Sen. Orrin Hatch, R-Utah, complained that the package would impose billions in new taxes. Sen. Jim Bunning, R-Ky., complained that 25 million people would still be uninsured despite the major changes. 

"This package is going in the wrong direction. Spending more and taxing more without covering more people," Bunning said.

But Baucus urged his colleagues to "make history" by sending his comprehensive overhaul to the floor of the Senate and one big step closer to the president's desk. 

"Now it's time to get the job done," chairman Baucus, D-Mont., said. "My colleagues, this is our opportunity to make history." 

The panel is the last of five to act on health legislation and has been the center of attention in deliberations for months. Tuesday's vote could mark the biggest advance so far toward health care reform, as the committee's legislation is considered the best building block for a compromise plan in the full Senate. 

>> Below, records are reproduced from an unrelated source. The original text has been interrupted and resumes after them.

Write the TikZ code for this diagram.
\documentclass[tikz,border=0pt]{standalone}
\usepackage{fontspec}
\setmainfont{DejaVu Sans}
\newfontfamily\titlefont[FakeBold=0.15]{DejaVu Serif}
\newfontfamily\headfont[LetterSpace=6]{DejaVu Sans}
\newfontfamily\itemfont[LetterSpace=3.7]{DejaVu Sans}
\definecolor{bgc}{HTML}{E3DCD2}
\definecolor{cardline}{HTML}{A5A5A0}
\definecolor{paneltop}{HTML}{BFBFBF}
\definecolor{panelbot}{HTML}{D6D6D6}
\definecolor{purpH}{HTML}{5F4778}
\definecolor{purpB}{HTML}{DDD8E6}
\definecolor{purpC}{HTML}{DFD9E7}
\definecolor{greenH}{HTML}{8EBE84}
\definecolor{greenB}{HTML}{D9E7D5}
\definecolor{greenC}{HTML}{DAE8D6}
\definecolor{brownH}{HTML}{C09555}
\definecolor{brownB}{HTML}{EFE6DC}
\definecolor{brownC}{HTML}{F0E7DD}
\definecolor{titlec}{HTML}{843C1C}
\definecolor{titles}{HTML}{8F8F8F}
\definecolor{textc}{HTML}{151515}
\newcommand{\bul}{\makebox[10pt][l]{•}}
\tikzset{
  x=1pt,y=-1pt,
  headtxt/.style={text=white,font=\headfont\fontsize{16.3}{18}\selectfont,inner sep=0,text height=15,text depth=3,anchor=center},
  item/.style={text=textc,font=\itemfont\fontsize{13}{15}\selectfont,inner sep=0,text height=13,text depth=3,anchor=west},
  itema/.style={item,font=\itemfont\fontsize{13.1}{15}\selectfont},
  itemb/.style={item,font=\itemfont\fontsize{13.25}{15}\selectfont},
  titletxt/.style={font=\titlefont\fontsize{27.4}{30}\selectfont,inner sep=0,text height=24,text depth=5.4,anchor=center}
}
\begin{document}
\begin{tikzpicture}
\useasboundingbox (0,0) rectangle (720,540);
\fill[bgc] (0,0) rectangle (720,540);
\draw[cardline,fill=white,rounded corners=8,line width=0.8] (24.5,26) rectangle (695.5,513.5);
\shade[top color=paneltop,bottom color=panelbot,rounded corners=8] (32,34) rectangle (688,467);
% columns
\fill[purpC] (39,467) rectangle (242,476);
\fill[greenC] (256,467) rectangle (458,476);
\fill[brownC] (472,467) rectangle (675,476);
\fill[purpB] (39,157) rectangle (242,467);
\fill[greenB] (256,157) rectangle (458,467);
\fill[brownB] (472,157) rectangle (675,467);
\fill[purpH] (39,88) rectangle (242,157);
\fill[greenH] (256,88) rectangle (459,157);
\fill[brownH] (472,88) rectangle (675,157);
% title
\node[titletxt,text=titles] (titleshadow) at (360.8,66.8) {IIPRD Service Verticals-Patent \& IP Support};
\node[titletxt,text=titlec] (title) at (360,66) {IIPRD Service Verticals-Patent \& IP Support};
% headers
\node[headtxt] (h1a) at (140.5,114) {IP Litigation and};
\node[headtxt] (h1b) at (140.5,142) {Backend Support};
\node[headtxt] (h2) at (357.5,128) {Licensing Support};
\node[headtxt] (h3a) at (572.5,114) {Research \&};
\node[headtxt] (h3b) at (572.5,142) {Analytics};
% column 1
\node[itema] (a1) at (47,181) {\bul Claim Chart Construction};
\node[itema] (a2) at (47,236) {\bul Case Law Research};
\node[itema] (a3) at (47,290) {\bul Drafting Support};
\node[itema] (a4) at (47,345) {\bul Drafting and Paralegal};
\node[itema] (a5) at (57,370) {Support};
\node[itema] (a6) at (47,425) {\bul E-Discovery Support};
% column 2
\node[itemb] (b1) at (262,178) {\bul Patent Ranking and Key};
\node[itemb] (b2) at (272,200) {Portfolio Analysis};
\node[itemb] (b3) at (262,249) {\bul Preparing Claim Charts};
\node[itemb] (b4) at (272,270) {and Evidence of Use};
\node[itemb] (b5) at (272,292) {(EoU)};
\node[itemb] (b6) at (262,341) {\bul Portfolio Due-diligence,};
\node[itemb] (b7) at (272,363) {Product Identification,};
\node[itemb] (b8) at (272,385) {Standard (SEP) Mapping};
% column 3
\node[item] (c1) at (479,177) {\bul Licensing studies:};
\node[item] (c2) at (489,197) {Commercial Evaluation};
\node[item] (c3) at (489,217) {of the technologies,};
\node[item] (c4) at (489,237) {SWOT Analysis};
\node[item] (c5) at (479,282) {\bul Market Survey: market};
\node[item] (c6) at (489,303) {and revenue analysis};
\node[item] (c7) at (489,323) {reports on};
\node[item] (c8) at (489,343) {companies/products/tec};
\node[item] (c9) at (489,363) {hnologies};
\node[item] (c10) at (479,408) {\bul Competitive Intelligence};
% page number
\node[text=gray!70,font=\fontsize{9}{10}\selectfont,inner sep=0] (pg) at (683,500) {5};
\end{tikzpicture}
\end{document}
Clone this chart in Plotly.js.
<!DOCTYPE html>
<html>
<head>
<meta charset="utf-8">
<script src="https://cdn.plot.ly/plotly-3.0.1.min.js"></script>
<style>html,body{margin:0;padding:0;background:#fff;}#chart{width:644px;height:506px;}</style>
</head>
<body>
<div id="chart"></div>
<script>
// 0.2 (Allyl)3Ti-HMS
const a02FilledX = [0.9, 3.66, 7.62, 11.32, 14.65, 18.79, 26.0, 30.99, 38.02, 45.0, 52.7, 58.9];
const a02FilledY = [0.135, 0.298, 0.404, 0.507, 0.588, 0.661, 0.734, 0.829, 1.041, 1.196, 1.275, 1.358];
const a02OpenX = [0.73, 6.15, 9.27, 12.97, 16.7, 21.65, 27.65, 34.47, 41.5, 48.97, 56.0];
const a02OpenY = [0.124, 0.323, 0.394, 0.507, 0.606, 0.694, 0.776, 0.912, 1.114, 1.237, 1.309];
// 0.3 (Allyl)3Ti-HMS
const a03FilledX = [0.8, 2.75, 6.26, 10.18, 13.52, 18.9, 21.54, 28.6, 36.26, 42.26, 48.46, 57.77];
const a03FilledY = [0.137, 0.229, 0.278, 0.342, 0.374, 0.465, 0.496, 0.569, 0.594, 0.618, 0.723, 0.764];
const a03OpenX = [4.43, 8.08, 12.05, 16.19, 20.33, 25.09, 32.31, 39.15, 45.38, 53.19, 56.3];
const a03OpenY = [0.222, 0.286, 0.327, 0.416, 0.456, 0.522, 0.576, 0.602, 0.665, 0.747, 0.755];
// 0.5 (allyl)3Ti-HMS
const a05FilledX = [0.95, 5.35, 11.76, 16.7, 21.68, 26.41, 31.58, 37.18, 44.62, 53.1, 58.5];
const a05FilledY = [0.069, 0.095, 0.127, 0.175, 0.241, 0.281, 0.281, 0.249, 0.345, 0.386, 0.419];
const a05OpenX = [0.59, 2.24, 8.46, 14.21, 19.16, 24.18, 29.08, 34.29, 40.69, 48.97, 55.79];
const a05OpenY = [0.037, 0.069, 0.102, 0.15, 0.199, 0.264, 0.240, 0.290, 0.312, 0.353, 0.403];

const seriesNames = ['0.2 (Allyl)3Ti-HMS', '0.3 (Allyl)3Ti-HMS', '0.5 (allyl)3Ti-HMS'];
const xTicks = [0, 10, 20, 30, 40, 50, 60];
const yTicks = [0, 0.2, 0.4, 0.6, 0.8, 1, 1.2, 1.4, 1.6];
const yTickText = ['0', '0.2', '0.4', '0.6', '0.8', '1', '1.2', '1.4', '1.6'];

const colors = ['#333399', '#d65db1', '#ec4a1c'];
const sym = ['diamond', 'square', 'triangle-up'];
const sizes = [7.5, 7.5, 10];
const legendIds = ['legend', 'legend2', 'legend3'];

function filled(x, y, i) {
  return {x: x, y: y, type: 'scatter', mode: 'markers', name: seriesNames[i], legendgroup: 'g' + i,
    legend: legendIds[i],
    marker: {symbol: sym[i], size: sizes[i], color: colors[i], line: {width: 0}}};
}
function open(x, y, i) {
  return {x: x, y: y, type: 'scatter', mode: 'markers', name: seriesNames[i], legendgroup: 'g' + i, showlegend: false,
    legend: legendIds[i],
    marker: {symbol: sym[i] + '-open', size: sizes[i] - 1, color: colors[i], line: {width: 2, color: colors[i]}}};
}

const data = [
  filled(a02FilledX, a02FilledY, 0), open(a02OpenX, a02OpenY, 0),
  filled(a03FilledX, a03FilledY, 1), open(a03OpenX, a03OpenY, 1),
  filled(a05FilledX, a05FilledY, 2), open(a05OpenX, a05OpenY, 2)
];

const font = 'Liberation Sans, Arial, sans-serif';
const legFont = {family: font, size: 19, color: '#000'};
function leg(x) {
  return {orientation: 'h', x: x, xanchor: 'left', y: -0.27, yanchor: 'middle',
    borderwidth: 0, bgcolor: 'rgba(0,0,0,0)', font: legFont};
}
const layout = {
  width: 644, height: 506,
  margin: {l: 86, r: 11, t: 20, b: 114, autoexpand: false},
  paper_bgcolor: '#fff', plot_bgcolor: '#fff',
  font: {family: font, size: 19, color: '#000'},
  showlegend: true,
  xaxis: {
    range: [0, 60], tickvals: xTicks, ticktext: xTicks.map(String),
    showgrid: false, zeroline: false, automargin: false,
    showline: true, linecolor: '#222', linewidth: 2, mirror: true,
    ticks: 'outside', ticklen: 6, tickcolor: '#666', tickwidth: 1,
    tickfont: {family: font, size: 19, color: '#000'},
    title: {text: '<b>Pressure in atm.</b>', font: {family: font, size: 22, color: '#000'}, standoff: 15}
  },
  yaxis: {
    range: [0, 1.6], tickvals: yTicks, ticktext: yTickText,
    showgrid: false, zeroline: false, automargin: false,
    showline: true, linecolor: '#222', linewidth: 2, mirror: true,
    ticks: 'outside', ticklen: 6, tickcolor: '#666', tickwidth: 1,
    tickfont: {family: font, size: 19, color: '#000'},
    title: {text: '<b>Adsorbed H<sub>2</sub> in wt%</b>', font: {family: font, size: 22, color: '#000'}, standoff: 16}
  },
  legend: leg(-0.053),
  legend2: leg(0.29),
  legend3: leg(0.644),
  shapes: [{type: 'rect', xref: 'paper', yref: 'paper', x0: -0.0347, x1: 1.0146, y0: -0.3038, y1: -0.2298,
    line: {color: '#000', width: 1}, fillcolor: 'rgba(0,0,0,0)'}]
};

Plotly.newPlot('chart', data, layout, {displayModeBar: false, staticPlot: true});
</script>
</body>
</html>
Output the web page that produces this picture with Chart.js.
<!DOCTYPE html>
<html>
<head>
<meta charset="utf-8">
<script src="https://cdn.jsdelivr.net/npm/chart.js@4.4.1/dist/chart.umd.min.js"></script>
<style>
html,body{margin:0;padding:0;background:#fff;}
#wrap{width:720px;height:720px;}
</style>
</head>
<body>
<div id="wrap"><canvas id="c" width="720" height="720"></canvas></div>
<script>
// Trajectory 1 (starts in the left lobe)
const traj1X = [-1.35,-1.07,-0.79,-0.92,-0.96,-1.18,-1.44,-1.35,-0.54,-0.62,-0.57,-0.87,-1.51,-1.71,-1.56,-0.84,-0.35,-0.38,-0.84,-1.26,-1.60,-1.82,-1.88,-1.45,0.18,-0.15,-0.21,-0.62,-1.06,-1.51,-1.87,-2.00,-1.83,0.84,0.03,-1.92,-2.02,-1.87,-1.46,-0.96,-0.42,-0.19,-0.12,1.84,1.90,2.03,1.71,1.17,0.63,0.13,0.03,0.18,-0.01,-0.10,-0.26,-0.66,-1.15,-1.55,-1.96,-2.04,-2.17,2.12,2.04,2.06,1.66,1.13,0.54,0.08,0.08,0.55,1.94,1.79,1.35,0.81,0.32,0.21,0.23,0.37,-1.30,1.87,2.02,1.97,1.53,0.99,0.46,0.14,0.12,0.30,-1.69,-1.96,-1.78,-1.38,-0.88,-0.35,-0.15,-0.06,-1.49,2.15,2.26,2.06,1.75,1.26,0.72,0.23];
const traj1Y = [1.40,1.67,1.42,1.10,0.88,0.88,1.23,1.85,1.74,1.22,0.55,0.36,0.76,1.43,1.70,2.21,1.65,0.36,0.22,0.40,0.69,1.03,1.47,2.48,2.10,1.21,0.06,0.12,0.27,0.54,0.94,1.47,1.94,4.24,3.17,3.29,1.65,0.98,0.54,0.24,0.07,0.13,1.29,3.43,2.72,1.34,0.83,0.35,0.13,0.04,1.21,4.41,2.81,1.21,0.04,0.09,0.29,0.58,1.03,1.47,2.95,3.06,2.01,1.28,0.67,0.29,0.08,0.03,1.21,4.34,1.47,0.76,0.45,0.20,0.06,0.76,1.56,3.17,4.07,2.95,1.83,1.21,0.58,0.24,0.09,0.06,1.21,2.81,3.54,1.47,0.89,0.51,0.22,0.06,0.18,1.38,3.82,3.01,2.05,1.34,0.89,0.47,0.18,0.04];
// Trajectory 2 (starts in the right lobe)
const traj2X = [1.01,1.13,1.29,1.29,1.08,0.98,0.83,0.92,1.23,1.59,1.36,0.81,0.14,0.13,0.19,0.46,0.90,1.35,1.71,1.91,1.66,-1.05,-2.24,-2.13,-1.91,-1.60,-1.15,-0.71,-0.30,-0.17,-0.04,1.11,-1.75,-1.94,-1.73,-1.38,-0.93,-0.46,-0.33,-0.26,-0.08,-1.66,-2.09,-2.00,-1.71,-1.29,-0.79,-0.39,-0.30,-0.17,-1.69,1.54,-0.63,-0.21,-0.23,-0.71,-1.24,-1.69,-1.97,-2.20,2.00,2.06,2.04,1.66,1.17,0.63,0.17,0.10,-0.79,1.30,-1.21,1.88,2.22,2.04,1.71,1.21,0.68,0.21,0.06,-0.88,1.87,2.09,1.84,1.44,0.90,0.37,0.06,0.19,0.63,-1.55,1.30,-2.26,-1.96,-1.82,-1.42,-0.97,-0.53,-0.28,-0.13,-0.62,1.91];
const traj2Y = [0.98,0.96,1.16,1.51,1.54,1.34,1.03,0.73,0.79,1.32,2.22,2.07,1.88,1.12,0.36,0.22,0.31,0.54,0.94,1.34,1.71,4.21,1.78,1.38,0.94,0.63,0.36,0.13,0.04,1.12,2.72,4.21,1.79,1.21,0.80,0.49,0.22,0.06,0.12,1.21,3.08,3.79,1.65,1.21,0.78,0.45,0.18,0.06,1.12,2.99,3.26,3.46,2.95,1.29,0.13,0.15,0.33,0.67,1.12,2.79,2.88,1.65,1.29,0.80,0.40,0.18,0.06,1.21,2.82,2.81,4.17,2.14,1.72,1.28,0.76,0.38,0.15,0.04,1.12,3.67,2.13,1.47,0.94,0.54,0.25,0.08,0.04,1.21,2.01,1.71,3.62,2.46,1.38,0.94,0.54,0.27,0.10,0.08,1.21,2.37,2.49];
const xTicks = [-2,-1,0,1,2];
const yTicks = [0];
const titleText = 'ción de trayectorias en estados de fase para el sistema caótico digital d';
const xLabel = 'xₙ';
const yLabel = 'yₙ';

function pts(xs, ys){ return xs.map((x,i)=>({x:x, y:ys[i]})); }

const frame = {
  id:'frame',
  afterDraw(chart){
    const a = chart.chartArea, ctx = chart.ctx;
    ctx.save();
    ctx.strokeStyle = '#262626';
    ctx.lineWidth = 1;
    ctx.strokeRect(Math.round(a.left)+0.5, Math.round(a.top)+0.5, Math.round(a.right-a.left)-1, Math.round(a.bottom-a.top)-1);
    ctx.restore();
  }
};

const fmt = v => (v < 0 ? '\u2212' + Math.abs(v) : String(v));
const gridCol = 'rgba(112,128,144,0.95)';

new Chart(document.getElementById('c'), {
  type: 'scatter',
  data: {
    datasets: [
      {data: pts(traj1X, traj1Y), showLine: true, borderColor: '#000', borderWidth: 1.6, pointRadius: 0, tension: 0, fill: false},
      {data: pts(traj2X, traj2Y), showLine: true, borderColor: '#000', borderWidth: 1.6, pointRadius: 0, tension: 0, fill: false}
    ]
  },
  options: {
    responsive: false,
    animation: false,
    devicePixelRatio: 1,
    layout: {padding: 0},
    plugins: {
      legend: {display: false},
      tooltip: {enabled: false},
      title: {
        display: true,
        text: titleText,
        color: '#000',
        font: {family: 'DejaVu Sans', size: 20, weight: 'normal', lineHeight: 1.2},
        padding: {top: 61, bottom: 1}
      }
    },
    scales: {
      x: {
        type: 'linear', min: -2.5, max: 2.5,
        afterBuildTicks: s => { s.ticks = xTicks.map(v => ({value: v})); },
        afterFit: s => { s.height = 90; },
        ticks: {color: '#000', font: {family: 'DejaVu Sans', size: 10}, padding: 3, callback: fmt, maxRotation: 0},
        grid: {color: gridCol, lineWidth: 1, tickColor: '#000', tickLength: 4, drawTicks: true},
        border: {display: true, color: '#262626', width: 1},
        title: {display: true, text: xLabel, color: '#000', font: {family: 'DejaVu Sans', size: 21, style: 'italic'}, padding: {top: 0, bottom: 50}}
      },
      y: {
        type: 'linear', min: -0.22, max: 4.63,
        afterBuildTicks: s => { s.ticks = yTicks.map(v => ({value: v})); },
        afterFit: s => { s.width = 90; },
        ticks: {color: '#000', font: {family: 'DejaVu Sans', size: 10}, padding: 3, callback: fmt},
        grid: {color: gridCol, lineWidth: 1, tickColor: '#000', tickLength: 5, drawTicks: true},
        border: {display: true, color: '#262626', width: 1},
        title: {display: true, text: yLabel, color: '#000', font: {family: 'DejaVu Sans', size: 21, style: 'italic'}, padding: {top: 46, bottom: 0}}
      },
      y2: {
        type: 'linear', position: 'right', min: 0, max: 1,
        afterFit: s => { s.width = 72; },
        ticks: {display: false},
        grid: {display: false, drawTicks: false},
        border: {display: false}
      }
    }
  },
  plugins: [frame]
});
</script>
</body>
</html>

Other Democrats defended Baucus' efforts at reaching a middle-of-the-road compromise, and blasted the insurance industry for releasing a critical report on the bill just hours before the committee convened. 

Sen. John Kerry, D-Mass., said the move was a "disgrace" and was a sign that a government-run insurance plan should eventually be enacted to keep the insurance industry in check. 

"It's a powerful argument for the attitude of an industry toward this effort," Kerry said. 

If the Finance Committee bill passes, President Obama's top domestic priority will have advanced farther than former President Bill Clinton's effort ever did. The Clinton health plan never made it through all the congressional committees with jurisdiction. 

The final days before Tuesday's long-anticipated vote were rocky. After playing nice for months, the health insurance industry released a report contending that the legislation would cause hefty increases in health insurance premiums. 

Democrats and their allies scrambled Monday to knock it down. "Distorted and flawed," said White House spokeswoman Linda Douglass. AARP's senior policy strategist, John Rother, called it "fundamentally dishonest." 

The drama threatened to overshadow the vote on the plan that Baucus has touted as the sensible solution to America's problems of high medical costs and too many uninsured. 

The bill includes consumer protections such as limits on copays and deductibles and relies on federal subsidies to help lower-income families purchase coverage. Insurance companies would have to take all comers, and people could shop for insurance within new state marketplaces called exchanges. 

Medicaid would be expanded, and though employers wouldn't be required to cover their workers, they'd have to pay a penalty for each employee who sought insurance with government subsidies. The bill is paid for by cuts to Medicare providers and new taxes on insurance companies and others. 

Unlike the other health care bills in Congress, Baucus' would not allow the government to sell insurance in competition with private companies, a divisive element sought by liberals. 

Last-minute changes made subsidies more generous and softened the penalties for those who don't comply with a proposed new mandate for everyone to buy insurance. The latter change drew the ire of the health insurance industry, which said that without a strong and enforceable requirement not enough people would get insured, and premiums would jump for everyone else.
America's Health Insurance Plans commissioned a study to prove just that, alleging the bill would add thousands of dollars to a typical policy. It was timed just ahead of the vote on Baucus' bill but the industry was already looking ahead to negotiations on a final package to bring to the Senate floor. 

Once the Finance Committee has acted, the dealmaking can begin in earnest with Reid, D-Nev., working with White House staff, Baucus and others to blend the Finance bill with a more liberal version passed by the Health, Education, Labor and Pensions Committee. 

A major question mark is whether Reid will include some version of a so-called public plan in the merged bill. Across the Capitol, House Democratic leaders are working to finalize their bill, which does contain a public plan, and floor action is expected in both chambers in coming weeks. 

If passed, the legislation would then go to a conference committee to reconcile differences. 

Fox News' Trish Turner and The Associated Press contributed to this report.